>> start MATERIAL

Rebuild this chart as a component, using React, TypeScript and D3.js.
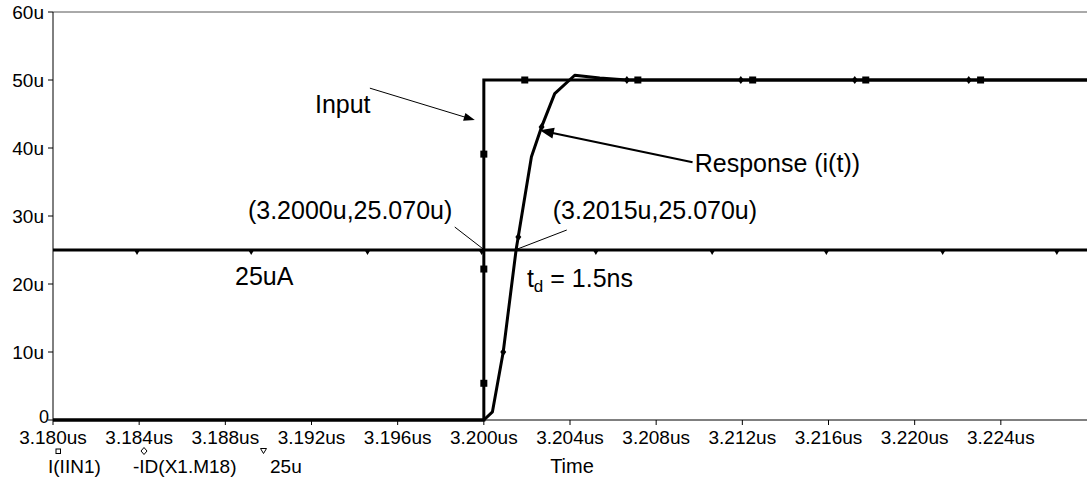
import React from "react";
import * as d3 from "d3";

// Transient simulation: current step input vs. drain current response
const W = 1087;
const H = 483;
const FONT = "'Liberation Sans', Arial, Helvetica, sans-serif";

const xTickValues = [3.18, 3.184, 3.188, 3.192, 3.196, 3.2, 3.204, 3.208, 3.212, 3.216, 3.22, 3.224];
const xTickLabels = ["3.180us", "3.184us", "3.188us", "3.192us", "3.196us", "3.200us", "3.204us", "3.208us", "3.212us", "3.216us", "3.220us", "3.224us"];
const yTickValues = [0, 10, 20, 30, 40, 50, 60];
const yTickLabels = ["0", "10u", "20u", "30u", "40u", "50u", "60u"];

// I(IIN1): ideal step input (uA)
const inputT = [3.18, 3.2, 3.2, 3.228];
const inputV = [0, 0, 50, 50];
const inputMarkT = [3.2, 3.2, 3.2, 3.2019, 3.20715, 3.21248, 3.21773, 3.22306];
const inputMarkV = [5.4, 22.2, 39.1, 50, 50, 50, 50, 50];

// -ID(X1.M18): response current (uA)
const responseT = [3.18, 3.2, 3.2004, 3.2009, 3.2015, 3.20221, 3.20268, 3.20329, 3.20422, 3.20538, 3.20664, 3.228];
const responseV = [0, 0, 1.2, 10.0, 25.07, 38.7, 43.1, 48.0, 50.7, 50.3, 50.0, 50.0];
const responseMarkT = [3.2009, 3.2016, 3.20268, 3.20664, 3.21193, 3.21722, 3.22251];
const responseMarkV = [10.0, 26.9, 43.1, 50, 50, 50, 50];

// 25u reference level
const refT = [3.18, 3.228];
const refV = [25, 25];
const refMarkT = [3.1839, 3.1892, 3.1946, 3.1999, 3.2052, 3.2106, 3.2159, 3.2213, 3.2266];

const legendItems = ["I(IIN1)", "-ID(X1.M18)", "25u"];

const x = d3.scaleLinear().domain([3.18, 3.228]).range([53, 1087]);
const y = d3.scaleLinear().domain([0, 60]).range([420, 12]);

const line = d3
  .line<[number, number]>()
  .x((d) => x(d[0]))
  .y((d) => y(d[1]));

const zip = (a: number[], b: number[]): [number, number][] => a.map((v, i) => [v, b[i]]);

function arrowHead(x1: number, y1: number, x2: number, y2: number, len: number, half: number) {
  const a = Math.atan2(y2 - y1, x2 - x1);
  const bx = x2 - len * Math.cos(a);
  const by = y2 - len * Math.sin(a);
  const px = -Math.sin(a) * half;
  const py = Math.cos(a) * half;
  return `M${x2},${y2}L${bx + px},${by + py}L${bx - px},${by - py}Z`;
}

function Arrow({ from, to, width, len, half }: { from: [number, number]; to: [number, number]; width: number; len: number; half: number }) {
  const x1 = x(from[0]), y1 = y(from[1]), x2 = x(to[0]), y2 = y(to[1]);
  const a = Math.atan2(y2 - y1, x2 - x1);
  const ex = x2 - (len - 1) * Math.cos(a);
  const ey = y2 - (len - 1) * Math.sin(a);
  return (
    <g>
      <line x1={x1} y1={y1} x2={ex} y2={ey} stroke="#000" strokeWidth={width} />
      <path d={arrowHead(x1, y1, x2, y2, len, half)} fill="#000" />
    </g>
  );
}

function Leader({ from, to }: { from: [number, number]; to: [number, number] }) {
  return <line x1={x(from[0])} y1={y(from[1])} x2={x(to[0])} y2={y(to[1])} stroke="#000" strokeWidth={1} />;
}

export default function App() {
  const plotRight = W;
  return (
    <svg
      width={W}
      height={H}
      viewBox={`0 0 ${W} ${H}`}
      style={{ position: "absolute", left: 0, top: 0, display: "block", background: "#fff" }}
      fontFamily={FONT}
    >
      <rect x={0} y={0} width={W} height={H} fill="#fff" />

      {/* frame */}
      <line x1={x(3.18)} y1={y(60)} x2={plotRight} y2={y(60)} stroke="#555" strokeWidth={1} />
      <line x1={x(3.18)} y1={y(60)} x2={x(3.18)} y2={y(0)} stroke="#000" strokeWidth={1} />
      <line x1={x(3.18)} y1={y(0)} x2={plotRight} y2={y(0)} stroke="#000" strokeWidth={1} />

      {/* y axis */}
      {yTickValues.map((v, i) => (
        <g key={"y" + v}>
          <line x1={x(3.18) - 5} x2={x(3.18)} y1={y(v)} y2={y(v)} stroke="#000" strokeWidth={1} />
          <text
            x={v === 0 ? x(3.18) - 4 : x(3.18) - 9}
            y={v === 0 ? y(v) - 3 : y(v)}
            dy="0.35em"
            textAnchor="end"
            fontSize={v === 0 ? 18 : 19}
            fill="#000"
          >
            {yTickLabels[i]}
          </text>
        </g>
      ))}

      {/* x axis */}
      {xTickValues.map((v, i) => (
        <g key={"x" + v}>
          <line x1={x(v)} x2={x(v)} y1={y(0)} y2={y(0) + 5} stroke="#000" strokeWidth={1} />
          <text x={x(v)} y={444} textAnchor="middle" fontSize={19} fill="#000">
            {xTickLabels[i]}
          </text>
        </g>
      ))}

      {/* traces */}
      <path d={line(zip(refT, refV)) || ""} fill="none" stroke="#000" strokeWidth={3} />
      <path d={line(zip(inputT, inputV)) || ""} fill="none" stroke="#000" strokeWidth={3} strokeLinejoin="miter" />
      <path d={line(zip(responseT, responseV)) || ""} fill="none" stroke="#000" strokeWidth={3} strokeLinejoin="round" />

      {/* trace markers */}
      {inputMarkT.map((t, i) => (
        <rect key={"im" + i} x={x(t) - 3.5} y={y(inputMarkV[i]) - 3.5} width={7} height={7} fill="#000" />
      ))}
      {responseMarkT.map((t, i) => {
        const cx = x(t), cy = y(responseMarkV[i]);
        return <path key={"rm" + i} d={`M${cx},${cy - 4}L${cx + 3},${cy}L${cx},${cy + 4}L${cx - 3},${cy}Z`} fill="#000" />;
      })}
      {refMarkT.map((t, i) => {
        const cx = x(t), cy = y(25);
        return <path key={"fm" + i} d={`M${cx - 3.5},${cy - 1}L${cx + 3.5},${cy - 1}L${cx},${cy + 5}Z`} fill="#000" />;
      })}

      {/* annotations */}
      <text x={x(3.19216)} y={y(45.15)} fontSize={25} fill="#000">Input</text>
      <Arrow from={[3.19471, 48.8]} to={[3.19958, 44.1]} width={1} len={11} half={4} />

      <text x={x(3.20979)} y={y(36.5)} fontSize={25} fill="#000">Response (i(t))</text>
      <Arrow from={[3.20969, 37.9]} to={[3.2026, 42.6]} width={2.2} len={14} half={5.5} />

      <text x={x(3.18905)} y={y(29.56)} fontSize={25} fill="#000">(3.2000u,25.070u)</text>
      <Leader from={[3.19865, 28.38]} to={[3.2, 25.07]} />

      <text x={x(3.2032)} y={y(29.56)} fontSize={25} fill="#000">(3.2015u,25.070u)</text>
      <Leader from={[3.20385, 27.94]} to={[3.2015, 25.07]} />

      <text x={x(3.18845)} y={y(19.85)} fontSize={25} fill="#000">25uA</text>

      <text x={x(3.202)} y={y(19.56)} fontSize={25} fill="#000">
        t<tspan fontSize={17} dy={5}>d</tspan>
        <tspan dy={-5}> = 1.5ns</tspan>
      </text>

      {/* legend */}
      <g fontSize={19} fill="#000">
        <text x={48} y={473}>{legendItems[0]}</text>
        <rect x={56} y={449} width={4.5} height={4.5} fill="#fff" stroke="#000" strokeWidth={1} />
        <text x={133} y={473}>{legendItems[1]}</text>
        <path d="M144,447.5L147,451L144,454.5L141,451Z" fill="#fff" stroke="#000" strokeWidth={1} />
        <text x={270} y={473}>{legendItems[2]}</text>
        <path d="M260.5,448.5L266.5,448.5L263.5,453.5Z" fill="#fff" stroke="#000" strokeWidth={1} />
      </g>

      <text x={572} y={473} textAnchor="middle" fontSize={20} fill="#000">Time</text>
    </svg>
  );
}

>> end MATERIAL

WHAT NEEDS TO BE DONE: Within the data above, pick out all lines holding the word "React".

EXPECTED ANSWER:
Rebuild this chart as a component, using React, TypeScript and D3.js.
import React from "react";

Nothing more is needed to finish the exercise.